The Victor Wynd Museum of Curiosities
The Victor Wynd Museum of Curiosities showcases lots of creepy dead stuff. From shrunken heads to Dodo bones the collection is whimsical, bizarre and gruesome. Some of the extensive collection of taxidermy can be bought or commissioned. Linger longer at the cocktail bar serving Absinthe or hire the venue for your own private revelry. Surreal art exhibitions and events are also scheduled throughout the year. The museum is deliberately subversive and celebrates the 19th Century vogue for collecting and displaying anything that took your fancy – the more macabre the better. It is grotesque and scary, fantastic and funny and seriously worth the shiver.

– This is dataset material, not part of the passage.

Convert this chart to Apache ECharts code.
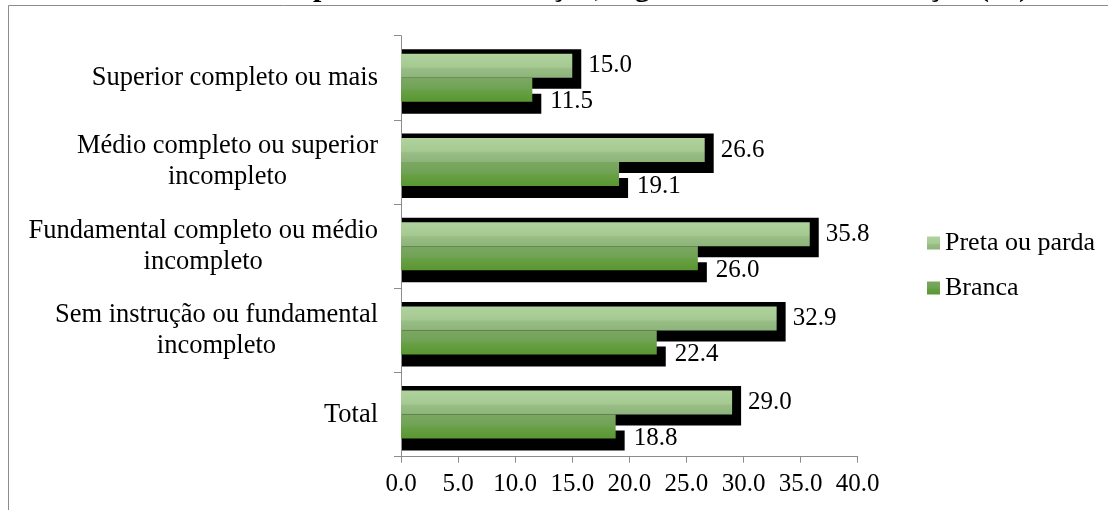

Creepy caves, dark narrow tunnels and gloomy ponds. It’s the stuff of Gollum and Harry Potter, smugglers and murderers. The Chislehurst Caves are actually 35 km’s of subterranean, man made chalk mines, dating back to at least the 13th century. Guided tours are conducted in the dark, by lamp light and are atmospheric and entertaining. The question is – would you stay overnight, on your own?
Did you know there are Plague Pits, which are essentially mass graves for plague victims, dotted all over London. Many are now elegant and peaceful garden squares or notable public parks, such as Green Park in central London. None of them give any indication of the thousands of people buried only a few meters below, and who would have died a miserable and gruesome death. Charterhouse Square is the largest where an estimated 50 000 people have been buried since 1348, some of them still alive when they were disposed of. Little wonder there are innumerable tales of mysterious moans, groans and shrieks on dark London nights.